While the name is new, the company has been more than a year in the making. A private equity company and one of America's wealthiest families own Alterra. The former, KSL Capital Partners, has a portfolio of destination resorts, including Squaw Valley Alpine Meadows, and specializes in recreational and leisure tourism. Henry Crown and Company is the legacy of an industrialist who helped build the city of Chicago. The Crown family's investments include the New York Yankees, the Chicago Bulls, the Rockefeller Center, and Aspen Skiing Company. They are number 27 on Forbes' 2015 list of America's Richest Families.

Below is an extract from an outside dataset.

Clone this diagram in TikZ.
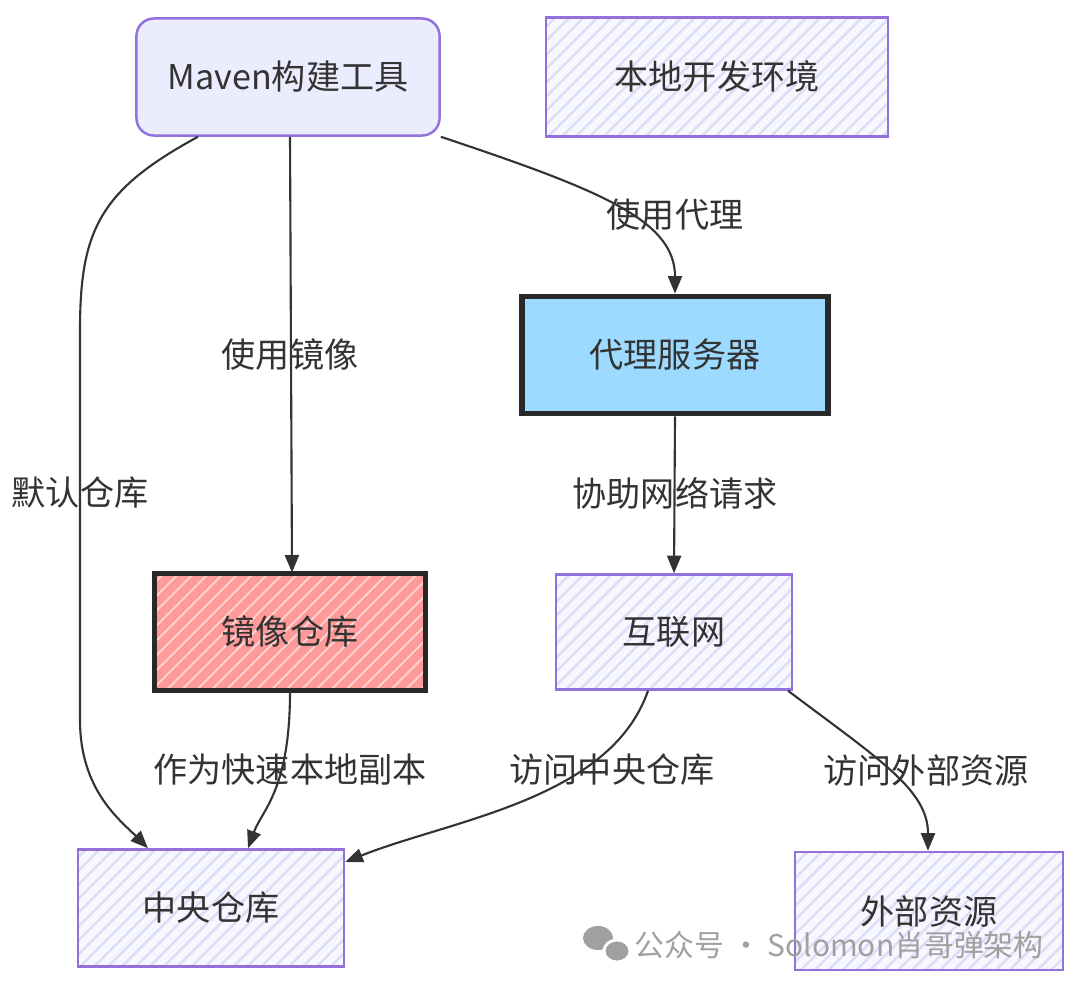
\documentclass[tikz,border=0pt]{standalone}
\usepackage{fontspec}
\setmainfont{Noto Sans CJK SC}
\usetikzlibrary{arrows.meta,patterns.meta}
\definecolor{ink}{HTML}{333333}
\definecolor{lavline}{HTML}{9370DB}
\definecolor{lavfill}{HTML}{ECECFF}
\definecolor{lavpale}{HTML}{F7F7FF}
\definecolor{lavhatch}{HTML}{DDDDF7}
\definecolor{proxyblue}{HTML}{9DDAFF}
\definecolor{mirrorred}{HTML}{FF9A9A}
\definecolor{wmgrey}{HTML}{A0A0A0}

\begin{document}
\begin{tikzpicture}[x=0.01cm,y=-0.01cm,font=\fontsize{9.7}{11}\selectfont]
  \tikzstyle{box}=[rectangle,draw=lavline,line width=0.7pt,text=ink,inner sep=0pt]
  \tikzstyle{hatched}=[box,preaction={fill=lavpale},pattern={Lines[angle=45,distance=2.8pt,line width=0.7pt]},pattern color=lavhatch]
  \tikzstyle{thick box}=[box,draw=ink!80!black,line width=1.6pt]
  \tikzstyle{link}=[draw=ink,line width=0.6pt,-{Triangle[length=5pt,width=4pt]}]
  \tikzstyle{lbl}=[text=ink,inner sep=0pt]

  \useasboundingbox (0,0) rectangle (1080,991);

  % boxes
  \node[box,fill=lavfill,rounded corners=5pt,minimum width=3.03cm,minimum height=1.17cm] (maven) at (288,77) {Maven构建工具};
  \node[hatched,minimum width=3.42cm,minimum height=1.19cm] (localenv) at (717,77) {本地开发环境};
  \node[thick box,fill=proxyblue,minimum width=3.06cm,minimum height=1.17cm] (proxy) at (675,355) {代理服务器};
  \node[thick box,preaction={fill=mirrorred},pattern={Lines[angle=45,distance=3pt,line width=0.5pt]},pattern color=white!60!mirrorred,minimum width=2.71cm,minimum height=1.17cm] (mirror) at (290,632) {镜像仓库};
  \node[hatched,minimum width=2.36cm,minimum height=1.15cm] (internet) at (674,632) {互联网};
  \node[hatched,minimum width=2.66cm,minimum height=1.17cm] (central) at (211,908) {中央仓库};
  \node[hatched,minimum width=2.68cm,minimum height=1.18cm] (external) at (929,911) {外部资源};

  % connectors
  \draw[link] ([xshift=-0.9cm]maven.south) .. controls (100,190) and (80,230) .. (80,330)
    -- (80,720) .. controls (80,790) and (120,820) .. ([xshift=-0.63cm]central.north);
  \draw[link] ([xshift=0.02cm]maven.south) -- ([xshift=0.02cm]mirror.north);
  \draw[link] (maven.south east) .. controls (600,190) and (675,220) .. (proxy.north);
  \draw[link] (proxy.south) -- (internet.north);
  \draw[link] (mirror.south) .. controls (290,790) and (262,810) .. ([xshift=0.37cm]central.north);
  \draw[link] ([xshift=-0.26cm]internet.south) .. controls (610,800) and (450,820) .. ([yshift=0.46cm]central.east);
  \draw[link] ([xshift=1.14cm]internet.south) .. controls (880,760) and (928,790) .. ([xshift=-0.01cm]external.north);

  % labels
  \foreach \name/\x/\y/\txt in {dflt/80/493/默认仓库, usemirror/290/355/使用镜像,
      useproxy/675/215/使用代理, assist/675/493/协助网络请求,
      copy/290/770/作为快速本地副本, viscentral/612/770/访问中央仓库,
      visext/926/770/访问外部资源}
    \node[lbl] (L-\name) at (\x,\y) {\txt};

  % watermark
  \fill[wmgrey] (598,938) ellipse [x radius=15,y radius=12];
  \fill[wmgrey,draw=white,line width=0.8pt] (617,951) ellipse [x radius=13,y radius=11];
  \node[text=wmgrey,font=\fontsize{8.5}{10}\selectfont,anchor=west,inner sep=0pt] (wm) at (634,945) {公众号 · Solomon肖哥弹架构};
\end{tikzpicture}
\end{document}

"We both saw an opportunity at the same time, meaning KSL and the Crowns," says Perry. "It's one thing to have one great resort, but the landscape is changing. We need to group together for scale to invest in technology and have a pass program and we need to do that together. The Crown family saw that at the same time KSL did. Then, we started having discussions about investing together."
Those initial backroom conversations happened early in 2017, says Perry, but the first widespread announcements came in April 2017, when headlines rang that KSL and the owners of Aspen (which was Henry Crown and Company) had acquired Intrawest, a publicly traded company with six ski resorts and Canadian Mountain Holidays, for $1.5 billion. Later that week, KSL and the owners of Aspen announced a second acquisition—Mammoth and its portfolio of Southern California ski resorts. This time the amount was undisclosed; it was a private transaction. In August, KSL and the Crowns made another deal to buy Deer Valley in Utah.
KSL and the Crown family tapped Perry while he was at Aspen to lead operations at Alterra Mountain Company. However, they kept Aspen Skiing Company out of the new group. Perry says he will represent “Aspen’s way of doing business” at Alterra by keeping the focus on skiing, hosting vibrant events at the resorts, operating the business with sustainability in mind, and by engaging with the local community. He plans to hire an executive to lead a sustainability and energy department.
"On the sustainability side, that's something we can share across all of our resorts," says Perry. "Frankly, we can talk to our guests and ask them to speak up about the things they care about. We can not only run our resorts responsibly, but we can speak with a loud voice to the policymakers."
On affordable housing, wages, and development, Perry says that “you can’t separate the mountain company from the mountain town” and acknowledges that these issues are pervasive in mountain towns across North America. He says the solutions are local—but beyond working with the CEOs at each ski resort, he did not give a firm answer on how Alterra will help alleviate problems like high cost of living, low wages, and expansive ski resort development.
“Those kind of things have been happening in mountain towns for a long time. But the solutions are local. They always come with controversy,” says Perry. “I'm not going to pretend that there is one answer for every development or development proposal. It really gets down to the details. But I think that those are things that really, you need local sensitivity. I can't just sit here in Denver and say we need X, Y, and Z in Mammoth Mountain, for example. I need to work with the team there, with Mark Brownlie. What makes the most sense at Mammoth. What do the locals care about?”
One of Alterra's first items of business will be to announce a season pass for its resorts. Perry said “it won’t be long” before more details are announced.